Aim — Copy the lines of the data below exactly, starting at the first and stopping after the line that contains "const chart = echarts.init(document.getElementById('chart'));"; include no pictures.
----- Records shown -----
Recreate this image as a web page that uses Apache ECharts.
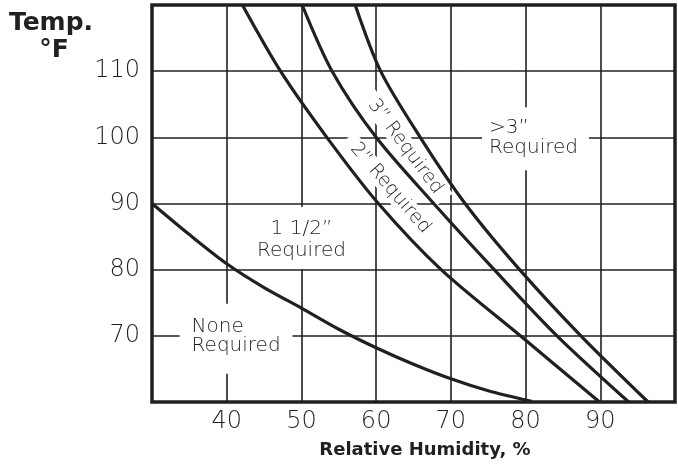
<!DOCTYPE html>
<html>
<head>
<meta charset="utf-8">
<script src="https://cdn.jsdelivr.net/npm/echarts/dist/echarts.min.js"></script>
<style>
  html, body { margin: 0; padding: 0; background: #fff; }
  #chart { width: 678px; height: 468px; }
</style>
</head>
<body>
<div id="chart"></div>
<script>
// curves: [relative humidity %, temp °F]
const noneCurve = [[30, 90], [35, 85.3], [40, 80.9], [45, 77.3], [50, 74.2], [55, 71.0], [60, 68.2], [65, 65.7], [70, 63.5], [75, 61.7], [80.8, 60.1]];
const oneHalfCurve = [[42.1, 120], [47.2, 110], [53.4, 100], [60.3, 90], [68.7, 80], [79.3, 70], [89.9, 60]];
const twoInchCurve = [[50.1, 120], [54.1, 110], [60.0, 100], [67.7, 90], [75.8, 80], [84.2, 70], [93.8, 60]];
const threeInchCurve = [[57.2, 120], [60.6, 110], [65.9, 100], [71.9, 90], [79.2, 80], [87.4, 70], [96.4, 60]];

const xTicks = [40, 50, 60, 70, 80, 90];
const yTicks = [70, 80, 90, 100, 110];

const ink = '#231f20';
const thin = '"DejaVu Sans", Inter, sans-serif';
const bold = '"DejaVu Sans", sans-serif';

const chart = echarts.init(document.getElementById('chart'));

function curve(name, data) {
    return {
        name: name,
        type: 'line',
        data: data,
        smooth: 0.3,
        showSymbol: false,
        silent: true,
        z: 3,
        lineStyle: { color: ink, width: 3.2 }
    };
}

let option = {
    animation: false,
    backgroundColor: '#fff',
    grid: {
        left: 152, top: 5, right: -2, bottom: 66,
        show: true,
        borderColor: ink,
        borderWidth: 3.5
    },
    xAxis: {
        type: 'value',
        min: 30, max: 100, interval: 10,
        axisLine: { show: false },
        axisTick: { show: false },
        splitLine: { lineStyle: { color: ink, width: 1.6 } },
        axisLabel: {
            margin: 8,
            color: ink,
            fontFamily: thin,
            fontWeight: 200,
            fontSize: 24,
            formatter: v => xTicks.indexOf(v) >= 0 ? String(v) : ''
        }
    },
    yAxis: {
        type: 'value',
        min: 60, max: 120, interval: 10,
        axisLine: { show: false },
        axisTick: { show: false },
        splitLine: { lineStyle: { color: ink, width: 1.6 } },
        axisLabel: {
            margin: 12,
            color: ink,
            fontFamily: thin,
            fontWeight: 200,
            fontSize: 24,
            formatter: v => yTicks.indexOf(v) >= 0 ? String(v) : ''
        }
    },
    series: [
        curve('None', noneCurve),
        curve('1 1/2"', oneHalfCurve),
        curve('2"', twoInchCurve),
        curve('3"', threeInchCurve)
    ]
};

chart.setOption(option);

// 注释文字，按数据坐标定位
function px(rh, t) { return chart.convertToPixel({ gridIndex: 0 }, [rh, t]); }

const noteFont = { fontFamily: thin, fontWeight: 200, fontSize: 20, fill: ink };

function box(pos, rect, textStyle, rotation) {
    return {
        type: 'group',
        x: pos[0], y: pos[1],
        rotation: rotation || 0,
        z: 1,
        children: [
            { type: 'rect', shape: rect, style: { fill: '#fff' }, z: 1 },
            { type: 'text', style: Object.assign({}, noteFont, textStyle), z: 1 }
        ]
    };
}

const graphics = [
    box(px(35.3, 70), { x: -12, y: -32, width: 113, height: 70 },
        { text: 'None\nRequired', align: 'left', verticalAlign: 'middle', lineHeight: 19 }),
    box(px(50, 84.5), { x: -56, y: -33, width: 112, height: 62 },
        { text: '1 1/2”\nRequired', align: 'center', verticalAlign: 'middle', lineHeight: 22 }),
    box(px(75.1, 100), { x: -7, y: -30, width: 107, height: 63 },
        { text: '>3”\nRequired', align: 'left', verticalAlign: 'middle', lineHeight: 20 }),
    box(px(61.9, 92.3), { x: -66, y: -10, width: 132, height: 20 },
        { text: '2” Required', align: 'center', verticalAlign: 'middle', fontSize: 19 }, -0.86),
    box(px(63.9, 98.6), { x: -66, y: -10, width: 132, height: 20 },
        { text: '3” Required', align: 'center', verticalAlign: 'middle', fontSize: 19 }, -0.93),
    {
        type: 'text', x: 51, y: 11, z: 5,
        style: { text: 'Temp.', fontFamily: bold, fontWeight: 'bold', fontSize: 25, fill: ink, align: 'center' }
    },
    {
        type: 'text', x: 54, y: 38, z: 5,
        style: { text: '°F', fontFamily: bold, fontWeight: 'bold', fontSize: 25, fill: ink, align: 'center' }
    },
    {
        type: 'text', x: 425, y: 450, z: 5,
        style: { text: 'Relative Humidity, %', fontFamily: bold, fontWeight: 'bold', fontSize: 18, fill: ink, align: 'center', verticalAlign: 'middle' }
    }
];

chart.setOption({ graphic: graphics });
</script>
</body>
</html>
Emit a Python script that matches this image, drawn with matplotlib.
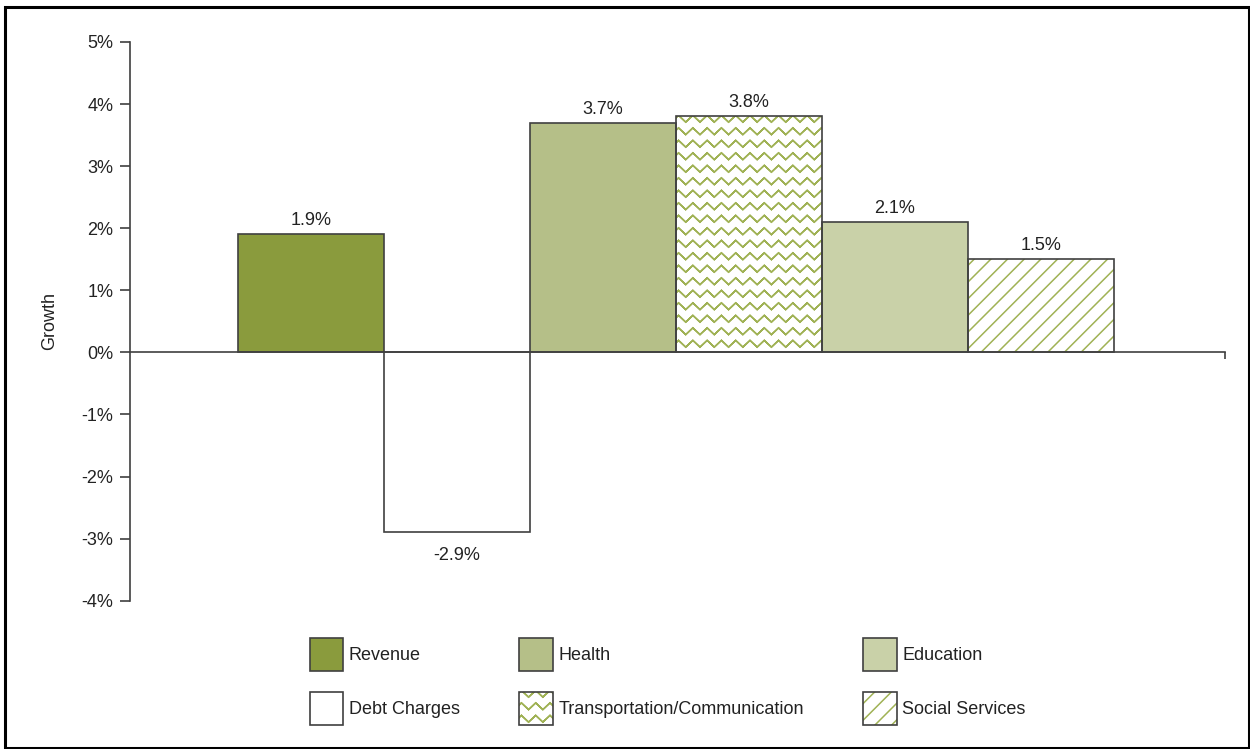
import numpy as np
import matplotlib
matplotlib.use('Agg')
from matplotlib import pyplot as plt
import matplotlib.hatch as mhatch
from matplotlib.path import Path
from matplotlib.patches import Patch, Rectangle

categories = ['Revenue', 'Debt Charges', 'Health', 'Transportation/Communication',
              'Education', 'Social Services']
growth = [1.9, -2.9, 3.7, 3.8, 2.1, 1.5]
labels = ['1.9%', '-2.9%', '3.7%', '3.8%', '2.1%', '1.5%']
yticks = [-4, -3, -2, -1, 0, 1, 2, 3, 4, 5]

fills = ['#8a9b3d', 'white', '#b5bf88', 'white', '#c9d1a8', 'white']
hatches = [None, None, None, 'z', None, '//']
hatch_green = '#a0b255'
edge = '#404040'
txt = '#222222'


class ZigZagHatch(mhatch.HatchPatternBase):
    """wavy zigzag rows, 'z' in a hatch string"""
    def __init__(self, hatch, density):
        self.rows = int(hatch.count('z') * density * 4 / 3)
        self.teeth = 7
        self.n = 2 * self.teeth + 1
        # each row goes out and back so the fill has no area
        self.num_vertices = self.rows * 2 * self.n

    def set_vertices_and_codes(self, vertices, codes):
        n = self.n
        xs = np.linspace(0, 1, n)
        amp = 0.27 / max(self.rows, 1)
        k = 0
        for r in range(self.rows):
            y0 = (r + 0.5) / self.rows
            ys = y0 + np.where(np.arange(n) % 2 == 0, -amp, amp)
            pts = np.column_stack([xs, ys])
            vertices[k:k + n] = pts
            vertices[k + n:k + 2 * n] = pts[::-1]
            codes[k] = Path.MOVETO
            codes[k + 1:k + 2 * n] = Path.LINETO
            k += 2 * n


mhatch._hatch_types.append(ZigZagHatch)

plt.rcParams['font.family'] = ['Liberation Sans', 'DejaVu Sans']
plt.rcParams['hatch.linewidth'] = 1.1

fig = plt.figure(figsize=(12.5, 7.49), dpi=100)
ax = fig.add_axes([0.104, 0.198, 0.876, 0.746])

x = np.arange(len(categories))
handles = []
for xi, v, fc, h in zip(x, growth, fills, hatches):
    ax.bar(xi, v, width=1.0, color=fc, edgecolor=hatch_green, hatch=h,
           linewidth=0, zorder=2)
    ax.bar(xi, v, width=1.0, color='none', edgecolor=edge, linewidth=1.2, zorder=3)
    outline = Patch(facecolor='none', edgecolor=edge, linewidth=1.2)
    body = Patch(facecolor=fc, edgecolor=hatch_green, hatch=h, linewidth=0)
    handles.append((body, outline))

for xi, v, t in zip(x, growth, labels):
    off = 0.08 if v >= 0 else -0.24
    ax.text(xi, v + off, t, ha='center', va='bottom' if v >= 0 else 'top',
            fontsize=13, color=txt)

ax.set_xlim(-1.24, 6.26)
ax.set_ylim(-4, 5)
ax.set_yticks(yticks)
ax.set_yticklabels([f'{t}%' for t in yticks], fontsize=13, color=txt)
ax.set_ylabel('Growth', fontsize=13, color=txt, labelpad=17)
ax.tick_params(axis='y', direction='out', length=7, width=1.2, color=edge, pad=5)

ax.set_xticks([6.26])
ax.set_xticklabels([''])
ax.tick_params(axis='x', direction='out', length=5, width=1.2, color=edge)

ax.spines['top'].set_visible(False)
ax.spines['right'].set_visible(False)
ax.spines['bottom'].set_position(('data', 0))
ax.spines['bottom'].set_zorder(4)
for s in ['left', 'bottom']:
    ax.spines[s].set_color(edge)
    ax.spines[s].set_linewidth(1.2)

# ncol=3 fills column by column: Revenue/Debt, Health/Transport, Education/Social
leg = fig.legend(handles, categories,
                 ncol=3, loc='upper left', bbox_to_anchor=(0.248, 0.148),
                 frameon=False, fontsize=13, handlelength=1.85, handleheight=2.45,
                 handletextpad=0.3, columnspacing=3.3, labelspacing=1.15,
                 borderpad=0, borderaxespad=0)
for t in leg.get_texts():
    t.set_color(txt)

fig.patches.append(Rectangle((0.004, 0.002), 0.995, 0.988, transform=fig.transFigure,
                             fill=False, edgecolor='black', linewidth=2.2))

fig.savefig('out.png', dpi=100)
-----
Task output —
Recreate this image as a web page that uses Apache ECharts.
<!DOCTYPE html>
<html>
<head>
<meta charset="utf-8">
<script src="https://cdn.jsdelivr.net/npm/echarts/dist/echarts.min.js"></script>
<style>
  html, body { margin: 0; padding: 0; background: #fff; }
  #chart { width: 678px; height: 468px; }
</style>
</head>
<body>
<div id="chart"></div>
<script>
// curves: [relative humidity %, temp °F]
const noneCurve = [[30, 90], [35, 85.3], [40, 80.9], [45, 77.3], [50, 74.2], [55, 71.0], [60, 68.2], [65, 65.7], [70, 63.5], [75, 61.7], [80.8, 60.1]];
const oneHalfCurve = [[42.1, 120], [47.2, 110], [53.4, 100], [60.3, 90], [68.7, 80], [79.3, 70], [89.9, 60]];
const twoInchCurve = [[50.1, 120], [54.1, 110], [60.0, 100], [67.7, 90], [75.8, 80], [84.2, 70], [93.8, 60]];
const threeInchCurve = [[57.2, 120], [60.6, 110], [65.9, 100], [71.9, 90], [79.2, 80], [87.4, 70], [96.4, 60]];

const xTicks = [40, 50, 60, 70, 80, 90];
const yTicks = [70, 80, 90, 100, 110];

const ink = '#231f20';
const thin = '"DejaVu Sans", Inter, sans-serif';
const bold = '"DejaVu Sans", sans-serif';

const chart = echarts.init(document.getElementById('chart'));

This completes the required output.